I can understand the irresistible appeal of being able to shock so thoroughly using the power of words, even if the result was almost certain death. It would be hard, if not impossible, for a poet like Mandelstam to keep his poem to himself. People make art so that their work can be seen and heard. Mandelstam himself said, "Only in Russia is poetry respected--it gets people killed. Is there anywhere else where poetry is so common a motive for murder?"
I read somewhere else, long ago, that only in Russia are poets like rock stars. Regular people in Russia care about poetry and literature in ways that are hard to imagine in the West. In Sergei Dovlatov's story, "The Colonel Says I Love You," the narrator is stopped by a policeman, who, it turns out, only wants to know if he remembers when Akhmatova's book Rosary was published! If a cop ever asks me a question about when Faulkner published Absalom, Absalom!... well, I won't know the answer. Maybe I'll end up in Huntsville.
Prieto's line by line "explication de texte" shows why Russians care so much about their poetry: if much of it is like the Epigram, it's satisfying in ways that poetry in English rarely is. I can still pronounce the Cyrillic alphabet, even though I took Russian over thirty years ago, and so I read the words of the poem in Russian aloud to myself. Even if you don't understand the meaning, the sounds are wonderful: hard and then soft, lots of assonance and alliteration, repetition and rhythm.

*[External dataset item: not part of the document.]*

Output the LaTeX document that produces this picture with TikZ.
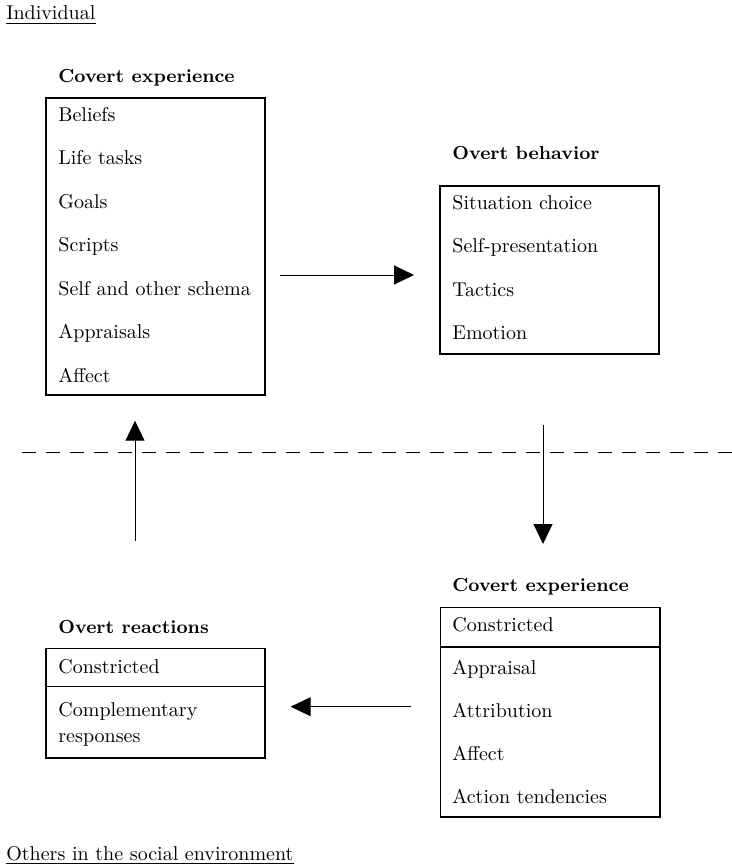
\documentclass[tikz,border=0pt]{standalone}
\usetikzlibrary{arrows.meta}
\begin{document}
\begin{tikzpicture}[x=0.5pt,y=-0.5pt,
  panel/.style={draw, line width=0.75pt, inner sep=0pt, minimum width=109.5pt},
  item/.style={anchor=base west, inner sep=0pt, font=\fontsize{10}{12}\selectfont},
  heading/.style={anchor=base west, inner sep=0pt, font=\fontsize{9.4}{11}\selectfont\bfseries},
  rule/.style={line width=0.4pt},
  flow/.style={line width=0.5pt, -{Triangle[length=10pt,width=9.5pt]}},
  divider/.style={line width=0.75pt}]
\useasboundingbox (0,0) rectangle (732,867);

% region labels, underlined
\node[item] (indiv) at (6,19.5) {Individual};
\draw[rule] ([yshift=-1.9pt]indiv.base west) -- ([yshift=-1.9pt]indiv.base east);
\node[item] (others) at (6,860) {Others in the social environment};
\draw[rule] ([yshift=-1.9pt]others.base west) -- ([yshift=-1.9pt]others.base east);

% boundary between the individual and the social environment
\draw[line width=0.5pt, dash pattern=on 7pt off 5pt] (22,452) coordinate (dl) -- (732,452) coordinate (dr);

% covert experience of the individual
\node[heading] (h1) at (58,82) {Covert experience};
\node[panel, minimum height=148.5pt] (ce1) at (155.5,246.5) {};
\node[item] (b1) at (58,121) {Beliefs};
\node[item] (b2) at (58,164.5) {Life tasks};
\node[item] (b3) at (58,208) {Goals};
\node[item] (b4) at (58,251.5) {Scripts};
\node[item] (b5) at (58,295) {Self and other schema};
\node[item] (b6) at (58,338.5) {Appraisals};
\node[item] (b7) at (58,382) {Affect};

% overt behavior
\node[heading] (h2) at (452,159.5) {Overt behavior};
\node[panel, minimum height=84pt] (ob) at (549.5,270) {};
\node[item] (o1) at (452,209) {Situation choice};
\node[item] (o2) at (452,252.5) {Self-presentation};
\node[item] (o3) at (452,296) {Tactics};
\node[item] (o4) at (452,339.5) {Emotion};

% covert experience of others
\node[heading] (h4) at (452,591) {Covert experience};
\node[panel, minimum height=104.7pt, minimum width=109.7pt] (ce2) at (550.3,712.3) {};
\draw[divider] (ce2.west |- 0,647) coordinate (d2l) -- (ce2.east |- 0,647) coordinate (d2r);
\node[item] (c1) at (452,631) {Constricted};
\node[item] (c2) at (452,674) {Appraisal};
\node[item] (c3) at (452,717) {Attribution};
\node[item] (c4) at (452,760) {Affect};
\node[item] (c5) at (452,803) {Action tendencies};

% overt reactions of others
\node[heading] (h3) at (58,633) {Overt reactions};
\node[panel, minimum height=54.7pt] (orx) at (155.5,703.3) {};
\draw[divider] (orx.west |- 0,686.7) coordinate (d3l) -- (orx.east |- 0,686.7) coordinate (d3r);
\node[item] (r1) at (58,673) {Constricted};
\node[item] (r2) at (58,716) {Complementary};
\node[item] (r3) at (58,742) {responses};

% connectors between the panels
\coordinate (a1s) at (280,275);   \coordinate (a1e) at (414,275);
\coordinate (a2s) at (543,425);   \coordinate (a2e) at (543,544);
\coordinate (a3s) at (411,706.7); \coordinate (a3e) at (290.7,706.7);
\coordinate (a4s) at (135,540.7); \coordinate (a4e) at (135,420.7);
\draw[flow] (a1s) -- (a1e);
\draw[flow] (a2s) -- (a2e);
\draw[flow] (a3s) -- (a3e);
\draw[flow] (a4s) -- (a4e);
\end{tikzpicture}
\end{document}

But Prieto also gives you a feeling for what Russians hear and understand in this poem. Perhaps the most striking example is his explanation of this line:
"His cockroach mustache seems to snicker,"

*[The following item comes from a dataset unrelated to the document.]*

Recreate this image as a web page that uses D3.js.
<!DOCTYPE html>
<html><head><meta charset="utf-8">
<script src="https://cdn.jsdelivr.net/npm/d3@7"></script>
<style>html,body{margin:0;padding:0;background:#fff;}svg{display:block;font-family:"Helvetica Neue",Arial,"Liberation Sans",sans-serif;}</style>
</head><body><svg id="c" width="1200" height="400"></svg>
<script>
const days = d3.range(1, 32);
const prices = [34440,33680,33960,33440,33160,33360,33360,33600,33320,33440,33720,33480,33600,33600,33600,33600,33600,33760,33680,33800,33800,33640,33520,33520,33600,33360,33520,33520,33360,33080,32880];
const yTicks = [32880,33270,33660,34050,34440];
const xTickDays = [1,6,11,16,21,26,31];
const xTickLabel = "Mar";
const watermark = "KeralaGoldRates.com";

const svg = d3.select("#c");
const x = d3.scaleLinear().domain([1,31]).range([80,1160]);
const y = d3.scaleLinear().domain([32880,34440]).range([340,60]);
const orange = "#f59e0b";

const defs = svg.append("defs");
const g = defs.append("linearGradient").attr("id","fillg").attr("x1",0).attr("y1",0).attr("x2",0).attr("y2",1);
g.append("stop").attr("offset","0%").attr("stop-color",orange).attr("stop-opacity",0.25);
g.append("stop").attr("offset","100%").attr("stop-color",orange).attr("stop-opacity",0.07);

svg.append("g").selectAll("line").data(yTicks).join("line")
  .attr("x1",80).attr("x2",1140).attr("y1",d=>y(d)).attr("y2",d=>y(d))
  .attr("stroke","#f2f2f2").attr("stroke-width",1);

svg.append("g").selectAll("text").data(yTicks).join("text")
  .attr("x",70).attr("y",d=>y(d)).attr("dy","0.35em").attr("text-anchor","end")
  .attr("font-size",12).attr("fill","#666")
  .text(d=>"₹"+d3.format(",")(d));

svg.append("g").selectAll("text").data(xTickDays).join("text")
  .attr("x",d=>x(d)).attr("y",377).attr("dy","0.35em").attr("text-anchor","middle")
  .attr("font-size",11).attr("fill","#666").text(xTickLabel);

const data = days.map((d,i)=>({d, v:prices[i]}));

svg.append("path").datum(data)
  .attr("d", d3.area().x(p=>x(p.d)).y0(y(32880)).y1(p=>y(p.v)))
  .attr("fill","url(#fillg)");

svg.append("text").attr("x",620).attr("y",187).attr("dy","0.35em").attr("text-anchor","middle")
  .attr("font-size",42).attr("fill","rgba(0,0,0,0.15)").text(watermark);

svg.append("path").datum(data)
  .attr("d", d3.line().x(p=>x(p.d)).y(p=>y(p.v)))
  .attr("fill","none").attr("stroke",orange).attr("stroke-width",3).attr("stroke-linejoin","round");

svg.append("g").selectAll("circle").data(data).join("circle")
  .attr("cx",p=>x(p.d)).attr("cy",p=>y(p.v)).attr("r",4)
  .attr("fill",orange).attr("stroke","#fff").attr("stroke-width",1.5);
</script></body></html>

In Russian this line is just three words, literally, "cockroach mustache laughs." Apparently there's a famous children's poem in Russian involving a huge cockroach with a mustache. Ok, I've seen those feelers on the front of a cockroach; they do look sort of like a mustache. In the children's poem, the cockroach terrorizes the animals in a forest until a bird eats him with one bite. So when Russians read the Epigram, they hear the allusion to this poem, and in their minds, a bird appears to eat...Stalin! Maybe the bird is Mandelstam? After all, both he and Stalin are dead, but the poem is still here.
According to Prieto, Mandelstam had probably thought all this through: he knew that composing and reciting the poem was suicidal, but he also knew that it would out-last him and Stalin:
"Mandelstam knew that the epigram would never be published and was trying to leave it imprinted on as many minds as possible, to keep it from disappearing with his death."
This strategy worked. Mandelstam was made to write down the epigram at his trial. This copy ended up in the KGB archives. Later, the researcher Vitaly Shentalinsky found it, and compared this version to the version that had been circulated in samizdat in Russia. The samizdat versions were identical to Mandelstam's original. As Prieto writes, "The poem had etched itself faithfully in the memories of those who heard it recited in the distant year of 1934."